> **Set exercise**
Skip the images. Copy the records exactly as written.

[start]

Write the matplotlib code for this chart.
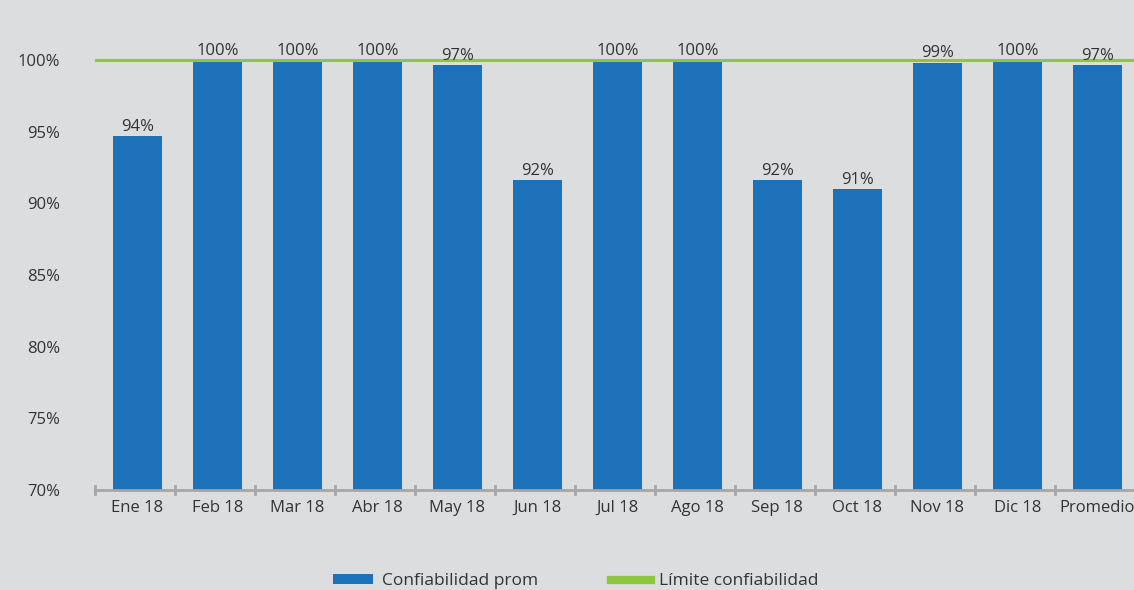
import matplotlib
matplotlib.use('Agg')
import matplotlib.pyplot as plt
from matplotlib.patches import Patch
from matplotlib.lines import Line2D

# datos
meses = ['Ene 18', 'Feb 18', 'Mar 18', 'Abr 18', 'May 18', 'Jun 18', 'Jul 18',
         'Ago 18', 'Sep 18', 'Oct 18', 'Nov 18', 'Dic 18', 'Promedio']
confiabilidad = [94.7, 100.0, 100.0, 100.0, 99.65, 91.6, 100.0,
                 100.0, 91.6, 91.0, 99.8, 100.0, 99.65]
etiquetas = ['94%', '100%', '100%', '100%', '97%', '92%', '100%',
             '100%', '92%', '91%', '99%', '100%', '97%']
limite = 100.0
yticks = [70, 75, 80, 85, 90, 95, 100]

BG = '#dcdddf'
AZUL = '#1d71b8'
VERDE = '#8dc63f'
TXT = '#333333'

plt.rcParams['font.family'] = ['Open Sans', 'DejaVu Sans']

fig = plt.figure(figsize=(11.34, 5.90), dpi=100, facecolor=BG)
ax = fig.add_axes([95 / 1134, 100 / 590, 1040 / 1134, 490 / 590])
ax.set_facecolor(BG)

off = 0.03  # las barras están un poco a la derecha de las marcas
x = [i + off for i in range(len(meses))]
ax.bar(x, [v - 70 for v in confiabilidad], bottom=70, width=0.61,
       color=AZUL, zorder=2)
ax.axhline(limite, color=VERDE, lw=2.2, zorder=3)

for xi, v, lab in zip(x, confiabilidad, etiquetas):
    ax.text(xi, v + 0.1, lab, ha='center', va='bottom', fontsize=12,
            color=TXT, zorder=4)

ax.set_xlim(-0.5, len(meses) - 0.5)
ax.set_ylim(70, 104.19)
ax.set_yticks(yticks)
ax.set_yticklabels([f'{t}%' for t in yticks], fontsize=12, color=TXT)
ax.set_xticks(x)
ax.set_xticklabels(meses, fontsize=12, color=TXT)
ax.tick_params(axis='y', length=0, pad=25)
ax.tick_params(axis='x', length=0, pad=7)

# marcas separadoras entre categorías sobre el eje
for b in [i - 0.5 for i in range(len(meses) + 1)]:
    ax.plot([b, b], [69.75, 70.25], color='#a6a6a6', lw=2, clip_on=False, zorder=3)

for s in ['top', 'right', 'left']:
    ax.spines[s].set_visible(False)
ax.spines['bottom'].set_color('#a6a6a6')
ax.spines['bottom'].set_linewidth(2)

handles = [Patch(facecolor=AZUL, edgecolor='none'),
           Line2D([0], [0], color=VERDE, lw=6)]
fig.legend(handles, ['Confiabilidad prom', 'Límite confiabilidad'],
           loc='center', bbox_to_anchor=(0.508, 0.015), ncol=2, frameon=False,
           fontsize=12.5, handlelength=2.3, handleheight=0.45, handletextpad=0.5,
           columnspacing=4.2, labelcolor=TXT)

fig.savefig('out.png', dpi=100, facecolor=BG)
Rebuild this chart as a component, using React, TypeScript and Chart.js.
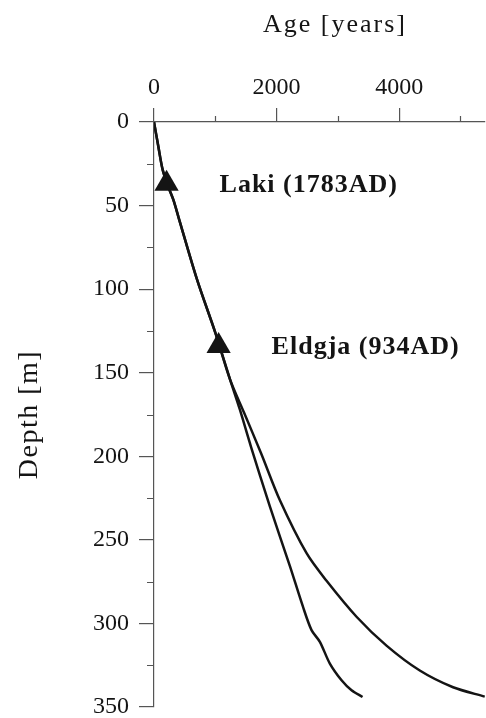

[end]

> **In response**
Write the matplotlib code for this chart.
import matplotlib
matplotlib.use('Agg')
import matplotlib.pyplot as plt
from matplotlib.patches import Patch
from matplotlib.lines import Line2D

# datos
meses = ['Ene 18', 'Feb 18', 'Mar 18', 'Abr 18', 'May 18', 'Jun 18', 'Jul 18',
         'Ago 18', 'Sep 18', 'Oct 18', 'Nov 18', 'Dic 18', 'Promedio']
confiabilidad = [94.7, 100.0, 100.0, 100.0, 99.65, 91.6, 100.0,
                 100.0, 91.6, 91.0, 99.8, 100.0, 99.65]
etiquetas = ['94%', '100%', '100%', '100%', '97%', '92%', '100%',
             '100%', '92%', '91%', '99%', '100%', '97%']
limite = 100.0
yticks = [70, 75, 80, 85, 90, 95, 100]

BG = '#dcdddf'
AZUL = '#1d71b8'
VERDE = '#8dc63f'
TXT = '#333333'

plt.rcParams['font.family'] = ['Open Sans', 'DejaVu Sans']

fig = plt.figure(figsize=(11.34, 5.90), dpi=100, facecolor=BG)
ax = fig.add_axes([95 / 1134, 100 / 590, 1040 / 1134, 490 / 590])
ax.set_facecolor(BG)

off = 0.03  # las barras están un poco a la derecha de las marcas
x = [i + off for i in range(len(meses))]
ax.bar(x, [v - 70 for v in confiabilidad], bottom=70, width=0.61,
       color=AZUL, zorder=2)
ax.axhline(limite, color=VERDE, lw=2.2, zorder=3)

for xi, v, lab in zip(x, confiabilidad, etiquetas):
    ax.text(xi, v + 0.1, lab, ha='center', va='bottom', fontsize=12,
            color=TXT, zorder=4)

ax.set_xlim(-0.5, len(meses) - 0.5)
ax.set_ylim(70, 104.19)
ax.set_yticks(yticks)
ax.set_yticklabels([f'{t}%' for t in yticks], fontsize=12, color=TXT)
ax.set_xticks(x)
ax.set_xticklabels(meses, fontsize=12, color=TXT)
ax.tick_params(axis='y', length=0, pad=25)
ax.tick_params(axis='x', length=0, pad=7)

# marcas separadoras entre categorías sobre el eje
for b in [i - 0.5 for i in range(len(meses) + 1)]:
    ax.plot([b, b], [69.75, 70.25], color='#a6a6a6', lw=2, clip_on=False, zorder=3)

for s in ['top', 'right', 'left']:
    ax.spines[s].set_visible(False)
ax.spines['bottom'].set_color('#a6a6a6')
ax.spines['bottom'].set_linewidth(2)

handles = [Patch(facecolor=AZUL, edgecolor='none'),
           Line2D([0], [0], color=VERDE, lw=6)]
fig.legend(handles, ['Confiabilidad prom', 'Límite confiabilidad'],
           loc='center', bbox_to_anchor=(0.508, 0.015), ncol=2, frameon=False,
           fontsize=12.5, handlelength=2.3, handleheight=0.45, handletextpad=0.5,
           columnspacing=4.2, labelcolor=TXT)

fig.savefig('out.png', dpi=100, facecolor=BG)
Rebuild this chart as a component, using React, TypeScript and Chart.js.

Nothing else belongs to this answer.